■ TASK DIRECTIONS
Return precisely the span of lines from the top of the material below to the line containing "import plotly.graph_objects as go", both included. Pictures are excluded.

■ PROVIDED MATERIAL
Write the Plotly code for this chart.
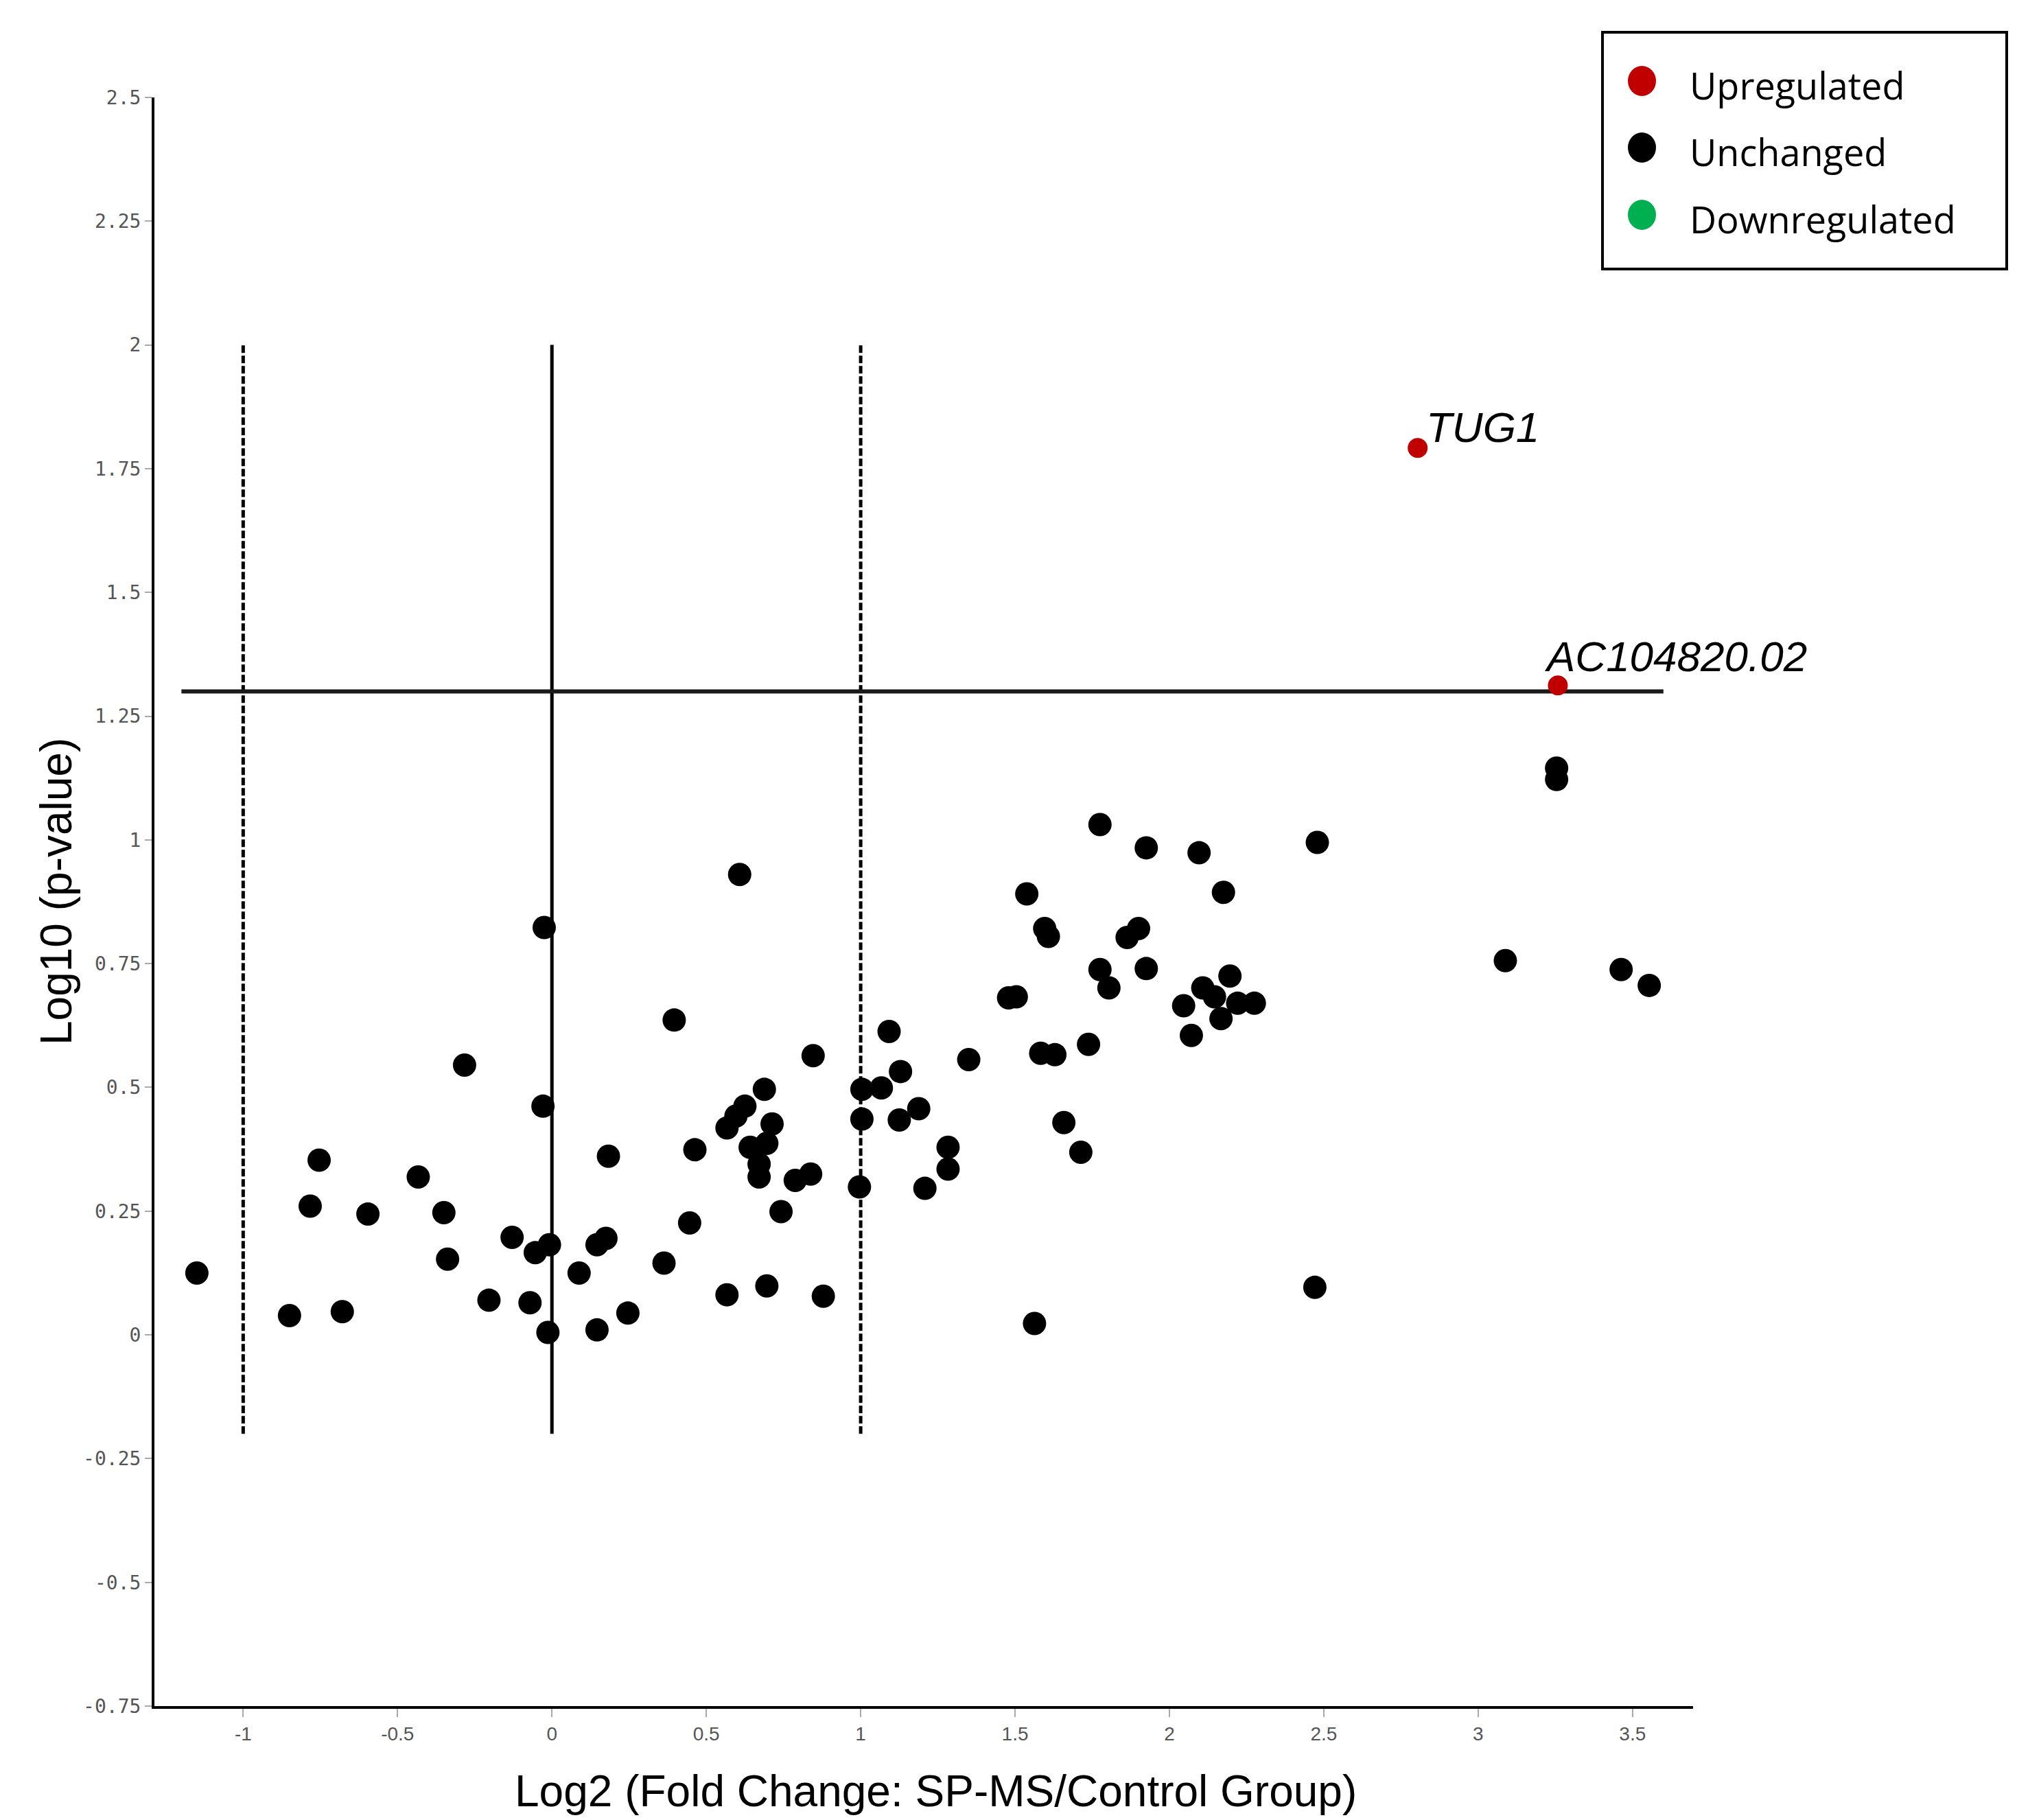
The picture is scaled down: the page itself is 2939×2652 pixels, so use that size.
import plotly.graph_objects as go

# ---------------- data ----------------
unchanged_x = [-1.150, -0.850, -0.783, -0.754, -0.679, -0.596, -0.433, -0.350, -0.338, -0.283,
               -0.204, -0.129, -0.071, -0.054, -0.025, -0.029, -0.008, -0.013, 0.088, 0.146,
               0.175, 0.183, 0.146, 0.246, 0.363, 0.396, 0.446, 0.463, 0.567, 0.608,
               0.567, 0.596, 0.625, 0.642, 0.671, 0.671, 0.688, 0.696, 0.713, 0.696,
               0.742, 0.788, 0.838, 0.846, 0.879, 0.996, 1.004, 1.004, 1.067, 1.092,
               1.129, 1.125, 1.188, 1.208, 1.283, 1.283, 1.350, 1.479, 1.504, 1.538,
               1.596, 1.608, 1.583, 1.629, 1.563, 1.658, 1.713, 1.738, 1.775, 1.775,
               1.804, 1.863, 1.900, 1.925, 1.925, 2.046, 2.071, 2.096, 2.108, 2.146,
               2.167, 2.175, 2.196, 2.221, 2.275, 2.471, 2.479, 3.254, 3.254, 3.088,
               3.463, 3.554]
unchanged_y = [0.125, 0.039, 0.260, 0.353, 0.047, 0.244, 0.319, 0.247, 0.153, 0.545,
               0.070, 0.197, 0.065, 0.166, 0.823, 0.462, 0.182, 0.005, 0.125, 0.182,
               0.195, 0.361, 0.010, 0.044, 0.145, 0.636, 0.226, 0.374, 0.081, 0.930,
               0.418, 0.442, 0.462, 0.379, 0.345, 0.319, 0.496, 0.387, 0.426, 0.099,
               0.249, 0.312, 0.325, 0.564, 0.078, 0.299, 0.496, 0.436, 0.499, 0.613,
               0.532, 0.434, 0.457, 0.296, 0.379, 0.335, 0.556, 0.681, 0.683, 0.891,
               0.821, 0.805, 0.569, 0.566, 0.023, 0.429, 0.369, 0.587, 1.031, 0.738,
               0.701, 0.803, 0.821, 0.740, 0.984, 0.665, 0.605, 0.974, 0.701, 0.683,
               0.639, 0.894, 0.725, 0.670, 0.670, 0.096, 0.995, 1.145, 1.122, 0.756,
               0.738, 0.706]

up_x = [2.804, 3.258]
up_y = [1.792, 1.312]
up_labels = ["TUG1", "AC104820.02"]

down_x = []
down_y = []

legend_labels = ["Upregulated", "Unchanged", "Downregulated"]
legend_colors = ["#C00000", "#000000", "#00B050"]

x_tickvals = [-1, -0.5, 0, 0.5, 1, 1.5, 2, 2.5, 3, 3.5]
x_ticktext = ["-1", "-0.5", "0", "0.5", "1", "1.5", "2", "2.5", "3", "3.5"]
y_tickvals = [2.5, 2.25, 2, 1.75, 1.5, 1.25, 1, 0.75, 0.5, 0.25, 0, -0.25, -0.5, -0.75]
y_ticktext = ["2.5", "2.25", "2", "1.75", "1.5", "1.25", "1", "0.75", "0.5", "0.25", "0",
              "-0.25", "-0.5", "-0.75"]

fc_thresholds = [-1, 1]
fc_center = 0
p_threshold = 1.3

# ---------------- layout geometry (screen px; page body has an 8px margin) ----------------
OFF = 8
SCR_W, SCR_H = 2939, 2652
FIG_W, FIG_H = SCR_W - OFF, SCR_H - OFF
PLOT_L, PLOT_R, PLOT_T, PLOT_B = 225, 2467, 142, 2486   # screen coords of plot area
ML = PLOT_L - OFF
MT = PLOT_T - OFF
MR = FIG_W - (PLOT_R - OFF)
MB = FIG_H - (PLOT_B - OFF)
PW = PLOT_R - PLOT_L
PH = PLOT_B - PLOT_T


def pxx(x):
    return (x - PLOT_L) / PW


def pxy(y):
    return (PLOT_B - y) / PH


fig = go.Figure()

fig.add_trace(go.Scatter(x=unchanged_x, y=unchanged_y, mode="markers", name=legend_labels[1],
                         marker=dict(color=legend_colors[1], size=34, line=dict(width=0)),
                         showlegend=False))
fig.add_trace(go.Scatter(x=down_x, y=down_y, mode="markers", name=legend_labels[2],
                         marker=dict(color=legend_colors[2], size=34), showlegend=False))
fig.add_trace(go.Scatter(x=up_x, y=up_y, mode="markers", name=legend_labels[0],
                         marker=dict(color=legend_colors[0], size=29, line=dict(width=0)),
                         showlegend=False))

shapes = []
for xv in fc_thresholds:
    shapes.append(dict(type="line", xref="x", yref="y", x0=xv, x1=xv, y0=-0.2, y1=2,
                       line=dict(color="black", width=5, dash="11px,4px"), layer="below"))
shapes.append(dict(type="line", xref="x", yref="y", x0=fc_center, x1=fc_center, y0=-0.2, y1=2,
                   line=dict(color="black", width=5), layer="below"))
shapes.append(dict(type="line", xref="x", yref="y", x0=-1.2, x1=3.6, y0=p_threshold, y1=p_threshold,
                   line=dict(color="#1a1a1a", width=6), layer="below"))

# manual legend
shapes.append(dict(type="rect", xref="paper", yref="paper",
                   x0=pxx(2335), x1=pxx(2924), y0=pxy(392), y1=pxy(47),
                   line=dict(color="black", width=4), fillcolor="white"))
annotations = []
leg_cy = [118, 215, 313]
for lab, col, cy in zip(legend_labels, legend_colors, leg_cy):
    shapes.append(dict(type="circle", xref="paper", yref="paper",
                       x0=pxx(2372), x1=pxx(2413), y0=pxy(cy + 22), y1=pxy(cy - 22),
                       fillcolor=col, line=dict(color=col, width=0)))
    annotations.append(dict(xref="paper", yref="paper", x=pxx(2460), y=pxy(cy + 6),
                            text=lab, showarrow=False, xanchor="left", yanchor="middle",
                            font=dict(family="Open Sans", size=54, color="black")))

# gene labels
annotations.append(dict(x=up_x[0], y=up_y[0], xref="x", yref="y", text="<i>" + up_labels[0] + "</i>",
                        showarrow=False, xanchor="left", yanchor="bottom", xshift=10, yshift=-6,
                        font=dict(family="Liberation Sans", size=62, color="black")))
annotations.append(dict(x=up_x[1], y=up_y[1], xref="x", yref="y", text="<i>" + up_labels[1] + "</i>",
                        showarrow=False, xanchor="left", yanchor="bottom", xshift=-22, yshift=6,
                        font=dict(family="Liberation Sans", size=62, color="black")))

# axis titles
annotations.append(dict(xref="paper", yref="paper", x=pxx(1363), y=pxy(2572),
                        text="Log2 (Fold Change: SP-MS/Control Group)", showarrow=False,
                        xanchor="center", yanchor="top",
                        font=dict(family="Liberation Sans", size=64, color="black")))
annotations.append(dict(xref="paper", yref="paper", x=pxx(82), y=pxy(1299),
                        text="Log10 (p-value)", showarrow=False, textangle=-90,
                        xanchor="center", yanchor="middle",
                        font=dict(family="Liberation Sans", size=64, color="black")))

fig.update_layout(
    width=FIG_W, height=FIG_H,
    margin=dict(l=ML, r=MR, t=MT, b=MB, pad=0),
    paper_bgcolor="white", plot_bgcolor="white",
    showlegend=False,
    shapes=shapes, annotations=annotations,
    xaxis=dict(range=[-1.2875, 3.696], tickvals=x_tickvals, ticktext=x_ticktext,
               showgrid=False, zeroline=False, showline=True, linecolor="black", linewidth=4,
               ticks="outside", ticklen=12, tickwidth=2, tickcolor="#aaaaaa",
               tickfont=dict(family="Liberation Sans", size=28, color="#555555")),
    yaxis=dict(range=[-0.75, 2.5], tickvals=y_tickvals, ticktext=y_ticktext,
               showgrid=False, zeroline=False, showline=True, linecolor="black", linewidth=4,
               ticks="outside", ticklen=10, tickwidth=2, tickcolor="#aaaaaa",
               tickfont=dict(family="DejaVu Sans Mono", size=28, color="#555555")),
)

fig.write_html("out.html")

■ EXPECTED ANSWER
Write the Plotly code for this chart.
The picture is scaled down: the page itself is 2939×2652 pixels, so use that size.
import plotly.graph_objects as go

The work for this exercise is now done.